Even a few days ago, there were a few scenarios in which the Cubs could find themselves playing past Sunday. Now, there’s only one left that would get them into the postseason — win their next two games in Milwaukee, hope the Reds (82-78) at least split their last two in St. Louis and pray the Marlins lose their last two in Pittsburgh and their suspended game against the Mets (which they lead 2-1 in the top of the ninth) that would be resumed Monday if necessary.
The Cubs don’t have the tiebreaker over either of those two teams, and they won’t be able to jump the Diamondbacks (84-76) in the standings since the best they can do now is tie them (but lose the tiebreaker). So, they have to finish at least one game ahead of Miami and Cincinnati to get into the postseason.
“The same as it’s been,” Cubs manager David Ross said of the team’s mindset going into the last two games of the season. “We’ve got to win every game. It’s been that way for a while now.”
After they finished a sweep of the Giants on Sept. 6, the Cubs’ odds of making the playoffs sat at 92.4 percent (per FanGraphs). They’ve gone 6-14 since then. Those odds are down to 3.8 percent, and they could hit zero by the end of the game Saturday.
“There’s no quit in this team. I feel like we’ve fought hard all year,” Dansby Swanson said. “And even during this stretch, I feel we’ve been fighting. Just haven’t been able to come up in the big moments. It’s obviously frustrating. Nobody wants it more than us. Definitely just been tough, for sure.”
It feels like we were watching a group running on fumes, even though Ross disagreed with that description, saying “I don’t think I see a lack of energy, a lack of focus — any of those things.” But this is team that has spent so much energy throughout the season digging themselves out of holes in the standings. A team that seemingly has been playing must-win games since mid-June and almost certainly since the All-Star break.
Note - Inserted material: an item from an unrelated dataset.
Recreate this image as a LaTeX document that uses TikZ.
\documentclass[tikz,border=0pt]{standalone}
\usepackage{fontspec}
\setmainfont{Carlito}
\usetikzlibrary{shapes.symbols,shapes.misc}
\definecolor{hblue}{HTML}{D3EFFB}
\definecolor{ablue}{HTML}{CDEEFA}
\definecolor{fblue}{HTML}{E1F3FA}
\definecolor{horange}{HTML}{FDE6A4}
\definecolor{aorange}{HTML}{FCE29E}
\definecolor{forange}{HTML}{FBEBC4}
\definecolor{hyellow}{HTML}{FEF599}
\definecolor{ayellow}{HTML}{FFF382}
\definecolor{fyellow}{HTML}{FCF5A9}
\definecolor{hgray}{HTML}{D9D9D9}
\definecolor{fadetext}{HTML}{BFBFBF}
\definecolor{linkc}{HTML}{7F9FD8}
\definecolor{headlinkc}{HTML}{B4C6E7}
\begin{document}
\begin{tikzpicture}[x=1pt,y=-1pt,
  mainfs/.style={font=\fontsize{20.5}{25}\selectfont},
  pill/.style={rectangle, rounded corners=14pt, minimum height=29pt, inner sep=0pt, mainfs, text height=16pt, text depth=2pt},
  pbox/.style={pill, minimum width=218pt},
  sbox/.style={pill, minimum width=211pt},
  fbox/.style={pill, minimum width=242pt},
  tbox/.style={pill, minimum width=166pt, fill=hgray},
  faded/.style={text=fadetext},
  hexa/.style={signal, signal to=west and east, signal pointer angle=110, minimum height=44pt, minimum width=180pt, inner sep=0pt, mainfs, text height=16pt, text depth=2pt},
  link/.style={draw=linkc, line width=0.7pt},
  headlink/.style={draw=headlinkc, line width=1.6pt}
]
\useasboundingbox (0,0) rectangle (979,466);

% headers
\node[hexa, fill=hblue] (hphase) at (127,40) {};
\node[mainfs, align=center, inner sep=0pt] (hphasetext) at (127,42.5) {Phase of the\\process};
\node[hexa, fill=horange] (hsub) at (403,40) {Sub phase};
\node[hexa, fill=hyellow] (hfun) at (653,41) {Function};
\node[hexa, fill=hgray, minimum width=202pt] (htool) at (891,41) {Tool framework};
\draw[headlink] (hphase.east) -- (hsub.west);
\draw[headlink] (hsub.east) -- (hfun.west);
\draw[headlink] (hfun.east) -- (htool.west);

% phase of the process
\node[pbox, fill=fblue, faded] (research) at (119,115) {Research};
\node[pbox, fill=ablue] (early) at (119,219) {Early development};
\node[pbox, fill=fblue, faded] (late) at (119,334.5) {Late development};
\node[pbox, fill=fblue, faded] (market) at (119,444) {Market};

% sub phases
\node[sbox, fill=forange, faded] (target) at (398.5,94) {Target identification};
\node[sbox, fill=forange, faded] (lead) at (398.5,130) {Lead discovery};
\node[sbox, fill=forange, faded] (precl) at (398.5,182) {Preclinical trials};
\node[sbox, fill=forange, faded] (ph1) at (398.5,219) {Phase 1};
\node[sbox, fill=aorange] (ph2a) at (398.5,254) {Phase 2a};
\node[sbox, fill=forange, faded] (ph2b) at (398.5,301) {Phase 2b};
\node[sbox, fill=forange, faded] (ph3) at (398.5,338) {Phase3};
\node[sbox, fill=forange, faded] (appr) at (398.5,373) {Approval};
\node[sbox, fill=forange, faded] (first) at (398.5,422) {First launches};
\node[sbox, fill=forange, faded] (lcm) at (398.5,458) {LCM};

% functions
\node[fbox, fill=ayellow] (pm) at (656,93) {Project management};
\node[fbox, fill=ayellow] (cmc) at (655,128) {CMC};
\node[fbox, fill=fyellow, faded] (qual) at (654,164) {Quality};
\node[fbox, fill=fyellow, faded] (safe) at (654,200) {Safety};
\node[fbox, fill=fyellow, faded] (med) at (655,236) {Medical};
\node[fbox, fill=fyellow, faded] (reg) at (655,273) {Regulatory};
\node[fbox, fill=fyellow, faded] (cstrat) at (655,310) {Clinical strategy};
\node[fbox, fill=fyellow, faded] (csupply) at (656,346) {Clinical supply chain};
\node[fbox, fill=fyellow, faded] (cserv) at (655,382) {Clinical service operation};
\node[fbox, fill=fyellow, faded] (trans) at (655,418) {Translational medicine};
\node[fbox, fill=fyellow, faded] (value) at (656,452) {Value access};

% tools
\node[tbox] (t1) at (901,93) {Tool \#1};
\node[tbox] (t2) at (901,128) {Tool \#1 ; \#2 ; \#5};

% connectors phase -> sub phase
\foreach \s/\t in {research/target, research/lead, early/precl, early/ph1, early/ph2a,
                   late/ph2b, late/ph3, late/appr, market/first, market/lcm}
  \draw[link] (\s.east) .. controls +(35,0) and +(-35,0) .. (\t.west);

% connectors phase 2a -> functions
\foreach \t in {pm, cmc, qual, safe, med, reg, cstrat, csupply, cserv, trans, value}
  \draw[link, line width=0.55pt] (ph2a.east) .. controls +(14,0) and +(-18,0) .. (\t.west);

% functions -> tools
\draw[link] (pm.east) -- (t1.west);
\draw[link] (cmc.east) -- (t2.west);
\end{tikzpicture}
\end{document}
Running out of the gas — though not an excuse to fans watching or anyone in that clubhouse — might be real when they’ve constantly been grinding out games, fighting their way back to the position they’re in now. Getting to the finish line doing that was never going to be easy.
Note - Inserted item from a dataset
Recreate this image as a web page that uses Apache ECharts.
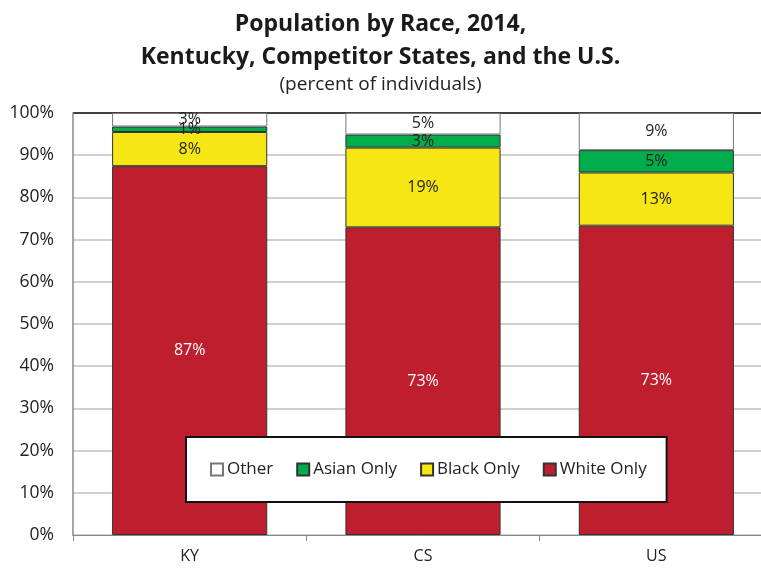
<!DOCTYPE html>
<html><head><meta charset="utf-8">
<script src="https://cdn.jsdelivr.net/npm/echarts@6/dist/echarts.min.js"></script>
<style>html,body{margin:0;padding:0;background:#fff}#c{width:761px;height:571px}</style>
</head><body><div id="c"></div>
<script>
const categories = ['KY', 'CS', 'US'];
const whiteOnly = [87.4, 72.9, 73.3];
const blackOnly = [8.1, 18.9, 12.6];
const asianOnly = [1.3, 3.1, 5.3];
const other = [3.2, 5.1, 8.8];
const yTicks = [0, 10, 20, 30, 40, 50, 60, 70, 80, 90, 100];

const FONT = 'Open Sans';
const chart = echarts.init(document.getElementById('c'), null, {renderer: 'canvas'});
function lbl(color) {
  return {show: true, position: 'inside', color: color, fontFamily: FONT, fontSize: 16,
    formatter: p => Math.round(p.value) + '%'};
}
function ser(name, data, color, border, labelColor) {
  return {name, type: 'bar', stack: 'a', data, barWidth: '66.5%',
    itemStyle: {color, borderColor: border, borderWidth: 1},
    label: lbl(labelColor), emphasis: {disabled: true}};
}
const gridColors = yTicks.map((t, i) => i === yTicks.length - 1 ? '#000' : '#c0c0c0');
chart.setOption({
  animation: false,
  title: [
    {text: 'Population by Race, 2014,\nKentucky, Competitor States, and the U.S.', left: 'center', top: 3,
      textStyle: {fontFamily: FONT, fontWeight: 'bold', fontSize: 23, color: '#1a1a1a', lineHeight: 33}},
    {text: '(percent of individuals)', left: 'center', top: 70,
      textStyle: {fontFamily: FONT, fontWeight: 'normal', fontSize: 19, color: '#222'}}
  ],
  grid: {left: 73, width: 700, top: 113, bottom: 36, outerBoundsMode: 'none', containLabel: false},
  legend: {
    data: ['Other', 'Asian Only', 'Black Only', 'White Only'],
    left: 186, top: 437, padding: [24, 20, 24, 24], itemGap: 23,
    itemWidth: 12, itemHeight: 12, icon: 'rect',
    backgroundColor: '#fff', borderColor: '#111', borderWidth: 2,
    textStyle: {fontFamily: FONT, fontSize: 17, color: '#222', padding: [0, 0, 0, -1]}
  },
  xAxis: {type: 'category', data: categories,
    axisLine: {lineStyle: {color: '#888', width: 1}},
    axisTick: {show: true, length: 6, lineStyle: {color: '#888'}},
    axisLabel: {fontFamily: FONT, fontSize: 16, color: '#222', margin: 13}},
  yAxis: {type: 'value', min: 0, max: 100, interval: 10,
    axisLine: {show: true, lineStyle: {color: '#888', width: 1.5}},
    axisTick: {show: false},
    splitLine: {lineStyle: {color: gridColors, width: 1.5}},
    axisLabel: {fontFamily: FONT, fontSize: 17.5, color: '#222', margin: 19, formatter: v => v + '%'}},
  series: [
    ser('White Only', whiteOnly, '#be1e2d', '#333', '#fff'),
    ser('Black Only', blackOnly, '#f5e614', '#333', '#222'),
    ser('Asian Only', asianOnly, '#00ad4c', '#333', '#222'),
    ser('Other', other, '#ffffff', '#777', '#222')
  ]
});
</script></body></html>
“Across the league, everybody is in the same spot. We all play the same amount of games,” said Kyle Hendricks, who shutout out the Brewers the first four innings but ended up allowing three runs in 4 1/3 frames. “I guess we’ve been scratching and clawing to get our way back in for a while. Every ballgame has meant a lot going back for a couple months, so that could be playing a part in it, but at the end of the day, just a little bounce here, a bounce there not going our way. I think it just chocks up to ‘That’s baseball’ sometimes. Guys are just grinding. Everybody is beat up. They’re giving it all they’ve got. It’s just not coming out our way right now.”
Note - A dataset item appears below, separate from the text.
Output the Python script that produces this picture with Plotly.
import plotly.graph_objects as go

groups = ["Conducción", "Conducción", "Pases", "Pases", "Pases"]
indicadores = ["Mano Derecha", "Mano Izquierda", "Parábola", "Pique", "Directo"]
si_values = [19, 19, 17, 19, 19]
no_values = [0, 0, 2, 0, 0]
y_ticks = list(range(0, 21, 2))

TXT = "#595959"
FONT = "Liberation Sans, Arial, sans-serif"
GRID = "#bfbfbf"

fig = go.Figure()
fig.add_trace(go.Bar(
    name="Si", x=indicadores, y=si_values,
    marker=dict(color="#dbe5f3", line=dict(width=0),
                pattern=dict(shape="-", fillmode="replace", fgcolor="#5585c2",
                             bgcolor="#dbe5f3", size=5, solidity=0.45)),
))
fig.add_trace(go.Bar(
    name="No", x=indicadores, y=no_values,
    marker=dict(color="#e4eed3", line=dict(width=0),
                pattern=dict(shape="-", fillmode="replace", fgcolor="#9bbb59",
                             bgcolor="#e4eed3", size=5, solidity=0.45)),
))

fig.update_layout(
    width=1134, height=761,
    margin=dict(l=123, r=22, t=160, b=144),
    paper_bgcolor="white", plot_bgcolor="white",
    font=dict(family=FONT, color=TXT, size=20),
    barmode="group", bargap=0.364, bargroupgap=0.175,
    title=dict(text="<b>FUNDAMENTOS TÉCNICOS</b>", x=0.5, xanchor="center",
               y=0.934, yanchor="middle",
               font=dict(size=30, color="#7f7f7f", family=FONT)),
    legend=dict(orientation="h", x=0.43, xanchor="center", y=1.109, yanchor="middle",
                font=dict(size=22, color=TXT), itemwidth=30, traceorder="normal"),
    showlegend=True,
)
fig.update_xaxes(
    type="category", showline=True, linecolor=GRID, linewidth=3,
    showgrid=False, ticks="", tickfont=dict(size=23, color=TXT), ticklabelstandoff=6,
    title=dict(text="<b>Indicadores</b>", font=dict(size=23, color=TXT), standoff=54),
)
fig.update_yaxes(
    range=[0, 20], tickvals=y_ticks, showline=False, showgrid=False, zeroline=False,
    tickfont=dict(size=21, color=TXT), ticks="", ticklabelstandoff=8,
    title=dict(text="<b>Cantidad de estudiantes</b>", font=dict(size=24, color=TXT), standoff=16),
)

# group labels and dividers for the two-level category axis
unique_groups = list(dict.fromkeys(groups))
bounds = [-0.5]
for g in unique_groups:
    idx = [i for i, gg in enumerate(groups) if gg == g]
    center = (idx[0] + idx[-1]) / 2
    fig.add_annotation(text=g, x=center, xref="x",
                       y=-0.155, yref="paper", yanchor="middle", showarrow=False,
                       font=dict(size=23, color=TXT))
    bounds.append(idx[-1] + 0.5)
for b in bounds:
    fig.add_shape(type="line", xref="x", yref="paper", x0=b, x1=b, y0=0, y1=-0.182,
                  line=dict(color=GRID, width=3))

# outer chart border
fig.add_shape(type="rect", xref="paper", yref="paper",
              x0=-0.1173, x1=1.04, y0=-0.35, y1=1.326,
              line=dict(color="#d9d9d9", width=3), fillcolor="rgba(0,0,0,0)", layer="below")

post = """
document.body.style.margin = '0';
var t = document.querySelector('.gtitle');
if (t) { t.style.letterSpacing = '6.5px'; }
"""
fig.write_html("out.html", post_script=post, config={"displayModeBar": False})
Friday’s loss had a little bit of everything that we’ve seen this week, in terms of the ways we’ve seen the Cubs lose games in gut-wrenching fashion this week. Like Wednesday in Atlanta, they were walked off in the 10th inning. There was another defensive miscue by Nico Hoerner as he fumbled a potential double-play ball in the fifth, and Hendricks was charged with an error when he dropped the ball while covering first base on a grounder in the third.
The Cubs didn’t put up much of a fight offensively against a more ideal pitching matchup, letting Milwaukee’s Colin Rea toss five scoreless innings (seriously, in the last three games, they’ve avoided the likes of Max Fried, Spencer Strider, Charlie Morton, Corbin Burnes, Brandon Woodruff and Freddy Peralta, and they didn’t win any of them).
Swanson held himself accountable for his offensive performance postgame. Though he has had some big games over the last two months of the season, it’s not wrong to say he’s underwhelmed offensively in that time. From Aug. 1 through Thursday, he hit .219 with a .703 OPS. And even though he made some of those slick defensive moves we’ve come to expect out of him Friday, he also went 0-for-4 on the night as the Cubs struggled to find consistent offense again.
“Just playing bad, which I own,” Swanson said. “Obviously, I come to work every day with the expectation of playing well, and just haven’t performed in moments recently. It sucks and definitely something I’m freaking working on, but just not happening.”
To their credit, the Cubs seem like they’ll fight until their season is over. There won’t be any coasting through these last two games of the year as long as winning both could help them get to the playoffs.
“We have a group that hasn’t quit all year,” Ian Happ said. “It’s not going to happen tomorrow.”
“We’ve got two more chances,” Swanson said. “I know it sounds cliche, but we’ve got another opportunity to come to work tomorrow and put together a good performance and give ourselves a chance.”
The problem? It feels like the Cubs would need a miracle for two wins in their next two games to really matter anyway.